Regarded as one of the most influential rock bands of all time, Bruce wrote and sang most of their songs, including “I Feel Free” and “Sunshine Of Your Love”.
In a statement, his family said: “It is with great sadness that we, Jack’s family, announce the passing of our beloved Jack: husband, father, granddad, and all round legend.
“The world of music will be a poorer place without him but he lives on in his music and forever in our hearts.”
Bruce’s death was announced on his official website, and confirmed by his publicist Claire Singers.
She said: “He died today at his home in Suffolk surrounded by his family.”
Cream sold 35 million albums in just over two years and were awarded the world’s first ever platinum disc for their LP Wheels of Fire.
Bruce wrote and sang most of the songs, including “I Feel Free”, “White Room”, “Politician” and perhaps the world’s most performed guitar riff, in “Sunshine Of Your Love”.
Cream split in November 1968 at the height of their popularity but reunited for a series of final shows in 2005, 37 years after they went their separate ways.
When the group split, Bruce felt that he had strayed too far from his ideals and wanted to re-discover his musical and social roots.
Bruce was born to musical parents in Glasgow on May 14, 1943, in Bishopbriggs, Lanarkshire.
Growing up he attended 14 different schools, finishing his formal education at Bellahouston Academy and the Royal Scottish Academy of Music, to which he won a scholarship for cello and composition.
He left the Academy and his homeland at the age of 16, because of poverty and discouraged by his professors’ lack of interest in his ideas.
Bruce travelled to Italy and then England, playing double-bass in dance bands and jazz groups, and joined his first in a series of significant bands in 1962 in London.
This was Alexis Korner’s Blues Inc. with whom Charlie Watts, later to join the Rolling Stones, was their drummer.
Bruce had to turn down soul legend Marvin Gaye’s offer to join his US-based band because of his impending first marriage.
He then joined John Mayall’s Blues Breakers, where he first met Eric Clapton, followed by Manfred Mann.
It was Ginger Baker who initially asked Bruce to form a trio with Eric Clapton with the latter insisting he would be the singer.
After leaving Cream he recorded 14 solo albums, which covered a range of genres including rock, jazz and classic music.
He worked as session player on carefully chosen dates with the big names like Lou Reed and Frank Zappa, with whom Jack co-wrote Apostrophe, Zappa’s biggest selling album.
In 1993 Bruce was inducted into the Rock & Roll Hall of Fame as a member of Cream, and later forming a new group called BBM with Gary Moore and Ginger Baker which led to the top-ten album Around the Next Dream.

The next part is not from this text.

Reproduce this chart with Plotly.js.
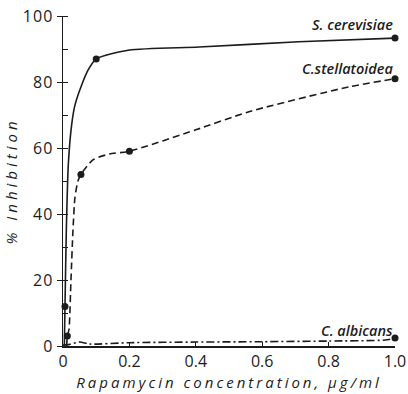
<!DOCTYPE html>
<html>
<head>
<meta charset="utf-8">
<script src="https://cdn.plot.ly/plotly-3.0.1.min.js"></script>
<style>
  html, body { margin: 0; padding: 0; background: #fff; }
  #chart { width: 408px; height: 394px; }
  /* wide, spaced lettering for titles and ticks */
  #chart .xtitle { letter-spacing: 3px; }
  #chart .ytitle { letter-spacing: 4px; }
  #chart .ytick text { letter-spacing: 1px; }
</style>
</head>
<body>
<div id="chart"></div>
<script>
// Rapamycin concentration (µg/ml) vs % inhibition, three yeast strains.

// S. cerevisiae: fitted curve and measured points
const cerevisiaeCurveX = [0.004, 0.006, 0.010, 0.016, 0.026, 0.036, 0.056, 0.075, 0.100, 0.200, 0.410, 0.710, 1.000];
const cerevisiaeCurveY = [0, 12, 35, 55, 67, 73, 79, 83.5, 87, 89.7, 90.6, 92.2, 93.3];
const cerevisiaePointX = [0.006, 0.1, 1.0];
const cerevisiaePointY = [12, 87, 93.3];

// C. stellatoidea: fitted curve and measured points
const stellatoideaCurveX = [0.011, 0.013, 0.018, 0.024, 0.030, 0.036, 0.045, 0.054, 0.090, 0.140, 0.200, 0.400, 0.560, 0.860, 1.000];
const stellatoideaCurveY = [0, 3, 5, 20, 35, 45, 50, 52, 56.4, 58.2, 59, 65.5, 71, 78.5, 81];
const stellatoideaPointX = [0.013, 0.054, 0.2, 1.0];
const stellatoideaPointY = [3, 52, 59, 81];

// C. albicans: fitted curve and measured point
const albicansCurveX = [0, 0.02, 0.05, 0.08, 0.2, 0.4, 0.6, 0.8, 0.97, 1.0];
const albicansCurveY = [0.3, 0.5, 1.2, 0.6, 1.0, 1.2, 1.3, 1.5, 1.8, 2.4];
const albicansPointX = [1.0];
const albicansPointY = [2.4];

// Axis ticks
const xTickVals = [0, 0.2, 0.4, 0.6, 0.8, 1.0];
const xTickText = ['0', '0.2', '0.4', '0.6', '0.8', '1.0'];
const yTickVals = [0, 20, 40, 60, 80, 100];
const yTickText = ['0', '20', '40', '60', '80', '100'];

// Strain labels
const strainNames = ['S. cerevisiae', 'C.stellatoidea', 'C. albicans'];
const strainLabelY = [97.5, 84, 4.6];

const ink = '#1c1c1c';
const labelFont = { family: 'Open Sans, sans-serif', size: 14.5, color: ink, style: 'italic', weight: 600 };

function curve(x, y, dash) {
  return {
    x: x, y: y, type: 'scatter', mode: 'lines',
    line: { color: ink, width: 1.6, dash: dash, shape: 'spline', smoothing: 0.6 },
    hoverinfo: 'skip', cliponaxis: false
  };
}
function dots(x, y) {
  return {
    x: x, y: y, type: 'scatter', mode: 'markers',
    marker: { color: ink, size: 7 },
    cliponaxis: false
  };
}

const traces = [
  curve(cerevisiaeCurveX, cerevisiaeCurveY, 'solid'),
  dots(cerevisiaePointX, cerevisiaePointY),
  curve(stellatoideaCurveX, stellatoideaCurveY, '7px,4px'),
  dots(stellatoideaPointX, stellatoideaPointY),
  curve(albicansCurveX, albicansCurveY, '8px,3px,2px,3px'),
  dots(albicansPointX, albicansPointY)
];

const annotations = strainNames.map((name, i) => ({
  text: name, x: 1.0, y: strainLabelY[i], xref: 'x', yref: 'y',
  xanchor: 'right', yanchor: 'middle', showarrow: false, font: labelFont
}));

const layout = {
  width: 408, height: 394,
  margin: { l: 63, r: 13, t: 16, b: 48 },
  paper_bgcolor: '#fff', plot_bgcolor: '#fff',
  showlegend: false,
  font: { family: 'Open Sans, sans-serif', size: 16, color: ink },
  xaxis: {
    range: [0, 1.0],
    tickvals: xTickVals, ticktext: xTickText,
    ticks: 'inside', ticklen: 4, tickwidth: 1, tickcolor: ink,
    ticklabeloverflow: 'allow',
    showline: true, linecolor: ink, linewidth: 1.5,
    showgrid: false, zeroline: false,
    tickfont: { size: 16, color: ink },
    title: { text: 'Rapamycin concentration, µg/ml', standoff: 2,
             font: { size: 15, color: ink, style: 'italic' } }
  },
  yaxis: {
    range: [0, 100],
    tickvals: yTickVals, ticktext: yTickText,
    ticks: 'outside', ticklen: 5, tickwidth: 1, tickcolor: ink,
    minor: { dtick: 10, tick0: 0, ticks: 'inside', ticklen: 5, tickcolor: ink, tickwidth: 1 },
    showline: true, linecolor: ink, linewidth: 1.5,
    showgrid: false, zeroline: false,
    tickfont: { size: 16, color: ink },
    title: { text: '% Inhibition', standoff: 4,
             font: { size: 15, color: ink, style: 'italic' } }
  },
  annotations: annotations
};

Plotly.newPlot('chart', traces, layout, { displayModeBar: false, staticPlot: true });
</script>
</body>
</html>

During the late 1990s, Jack toured with several iterations of Ringo Starr’s All Star Band, along with guitarists Peter Frampton and Todd Rundgren.
Aside from Cream’s reformation in 2005, Bruce was given the Bass Player Lifetime Achievement Award in recognition of his pioneering musicianship and his outstanding influence on the development of modern bass technique.

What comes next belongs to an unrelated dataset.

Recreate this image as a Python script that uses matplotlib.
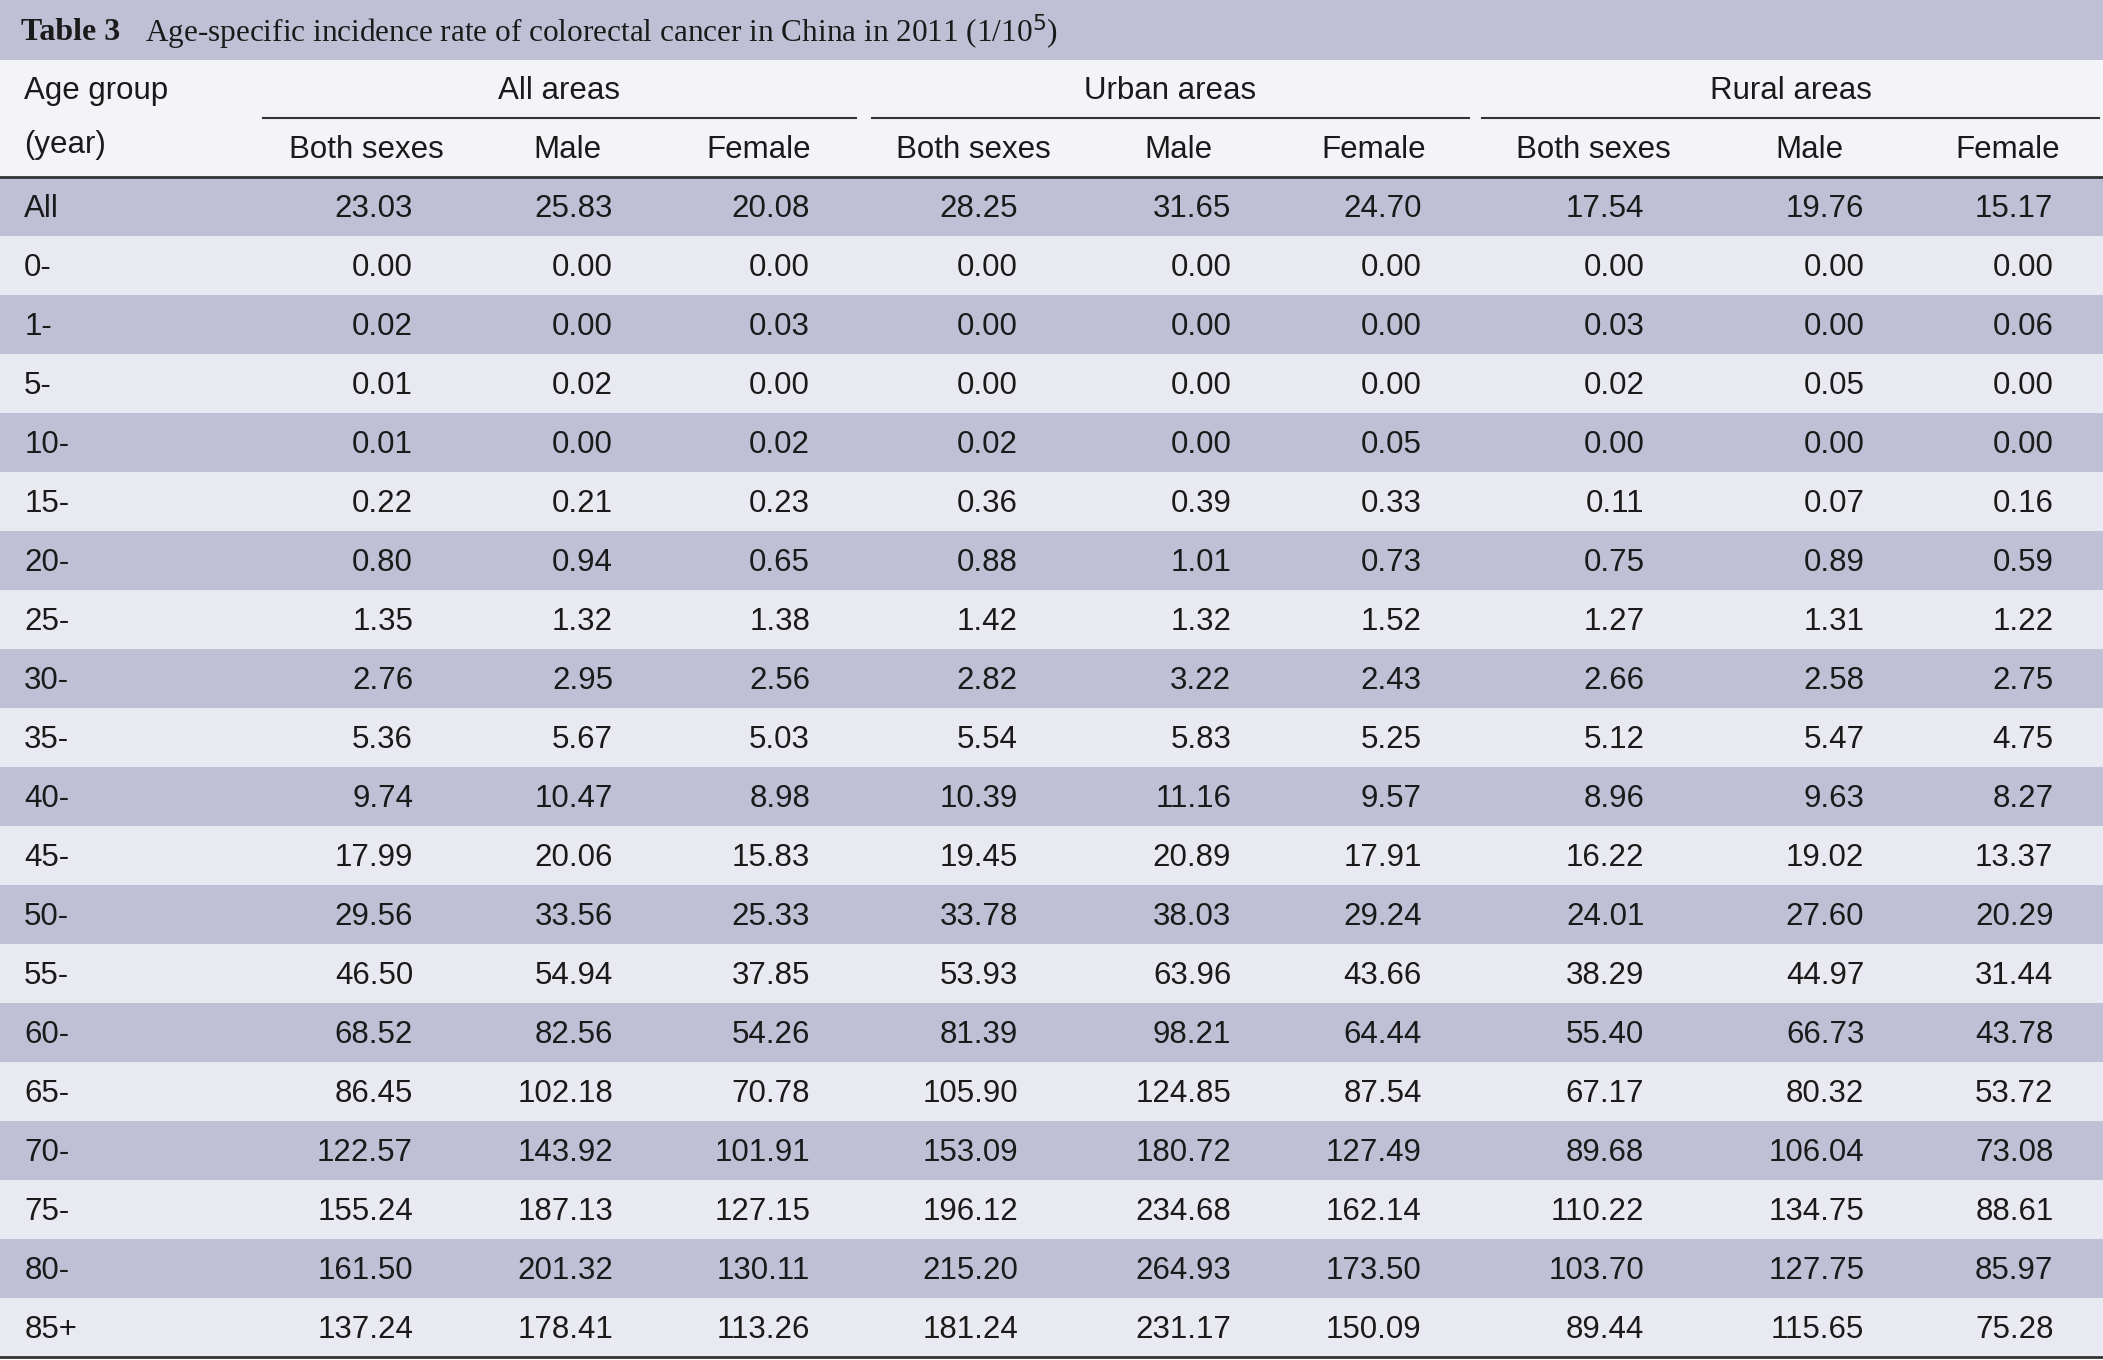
import matplotlib
matplotlib.use("Agg")
import matplotlib.pyplot as plt
from matplotlib.patches import Rectangle

title = "Age-specific incidence rate of colorectal cancer in China in 2011 (1/10$^5$)"
groups = ["All areas", "Urban areas", "Rural areas"]
subcols = ["Both sexes", "Male", "Female"] * 3
ages = ["All", "0-", "1-", "5-", "10-", "15-", "20-", "25-", "30-", "35-", "40-",
        "45-", "50-", "55-", "60-", "65-", "70-", "75-", "80-", "85+"]
rates = [
    [23.03, 25.83, 20.08, 28.25, 31.65, 24.70, 17.54, 19.76, 15.17],
    [0.00, 0.00, 0.00, 0.00, 0.00, 0.00, 0.00, 0.00, 0.00],
    [0.02, 0.00, 0.03, 0.00, 0.00, 0.00, 0.03, 0.00, 0.06],
    [0.01, 0.02, 0.00, 0.00, 0.00, 0.00, 0.02, 0.05, 0.00],
    [0.01, 0.00, 0.02, 0.02, 0.00, 0.05, 0.00, 0.00, 0.00],
    [0.22, 0.21, 0.23, 0.36, 0.39, 0.33, 0.11, 0.07, 0.16],
    [0.80, 0.94, 0.65, 0.88, 1.01, 0.73, 0.75, 0.89, 0.59],
    [1.35, 1.32, 1.38, 1.42, 1.32, 1.52, 1.27, 1.31, 1.22],
    [2.76, 2.95, 2.56, 2.82, 3.22, 2.43, 2.66, 2.58, 2.75],
    [5.36, 5.67, 5.03, 5.54, 5.83, 5.25, 5.12, 5.47, 4.75],
    [9.74, 10.47, 8.98, 10.39, 11.16, 9.57, 8.96, 9.63, 8.27],
    [17.99, 20.06, 15.83, 19.45, 20.89, 17.91, 16.22, 19.02, 13.37],
    [29.56, 33.56, 25.33, 33.78, 38.03, 29.24, 24.01, 27.60, 20.29],
    [46.50, 54.94, 37.85, 53.93, 63.96, 43.66, 38.29, 44.97, 31.44],
    [68.52, 82.56, 54.26, 81.39, 98.21, 64.44, 55.40, 66.73, 43.78],
    [86.45, 102.18, 70.78, 105.90, 124.85, 87.54, 67.17, 80.32, 53.72],
    [122.57, 143.92, 101.91, 153.09, 180.72, 127.49, 89.68, 106.04, 73.08],
    [155.24, 187.13, 127.15, 196.12, 234.68, 162.14, 110.22, 134.75, 88.61],
    [161.50, 201.32, 130.11, 215.20, 264.93, 173.50, 103.70, 127.75, 85.97],
    [137.24, 178.41, 113.26, 181.24, 231.17, 150.09, 89.44, 115.65, 75.28],
]

W, H = 1568, 1014
fig = plt.figure(figsize=(21.03, 13.60), dpi=100)
ax = fig.add_axes([0, 0, 1, 1])
ax.set_xlim(0, W)
ax.set_ylim(H, 0)
ax.axis("off")

dark = "#bfbfd6"
light = "#e9e9f2"
fs = 22.5
font = "Liberation Sans"
col = "#1a1a1a"

# title band
ax.add_patch(Rectangle((0, 0), W, 45, color=dark, lw=0))
ax.text(16, 24, "Table 3", fontfamily="Liberation Serif", fontweight="bold",
        fontsize=23, va="center", color=col)
ax.text(108, 24, title, fontfamily="Liberation Serif", fontsize=22.5, va="center", color=col)
ax.add_patch(Rectangle((0, 45), W, 87, color="#f4f4f8", lw=0))

# header
ax.text(18, 68, "Age group", fontfamily=font, fontsize=fs, va="center", color=col)
ax.text(18, 108, "(year)", fontfamily=font, fontsize=fs, va="center", color=col)
group_spans = [(196, 638), (650, 1095), (1105, 1565)]
for g, (a, b) in zip(groups, group_spans):
    ax.text((a + b) / 2, 68, g, fontfamily=font, fontsize=fs, ha="center", va="center", color=col)
    ax.plot([a, b], [88, 88], color="#333333", lw=1.5)
sub_x = [273, 423, 566, 726, 879, 1024, 1188, 1349, 1497]
for s, x in zip(subcols, sub_x):
    ax.text(x, 112, s, fontfamily=font, fontsize=fs, ha="center", va="center", color=col)
ax.plot([0, W], [132, 132], color="#333333", lw=2)

# body
num_x = [308, 457, 604, 759, 918, 1060, 1226, 1390, 1531]
rh = 44
for i, (age, row) in enumerate(zip(ages, rates)):
    y0 = 132 + i * rh
    ax.add_patch(Rectangle((0, y0), W, rh, color=dark if i % 2 == 0 else light, lw=0))
    yc = y0 + rh / 2 + 2
    ax.text(18, yc, age, fontfamily=font, fontsize=fs, va="center", color=col)
    for v, x in zip(row, num_x):
        ax.text(x, yc, f"{v:.2f}", fontfamily=font, fontsize=fs, ha="right", va="center", color=col)
ax.plot([0, W], [132 + 20 * rh, 132 + 20 * rh], color="#333333", lw=2)

fig.savefig("out.png", dpi=100)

The next year he accept a special Recording Academy Lifetime Achievement Award on behalf of Cream at the Grammys.
His 14th and final solo album Silver Rails was released this year to critical accalim.
Bruce was married twice, first to Janet and then to Margrit, his wife of 31 years and also his manager. He would have five children – Malcolm, Jonas, Natasha, Kyla, Corin – and one grandchild Maya.
Before he passed away, Bruce and Margrit were hoping to retire to Majorca where they intended to make oil from their homegrown olives.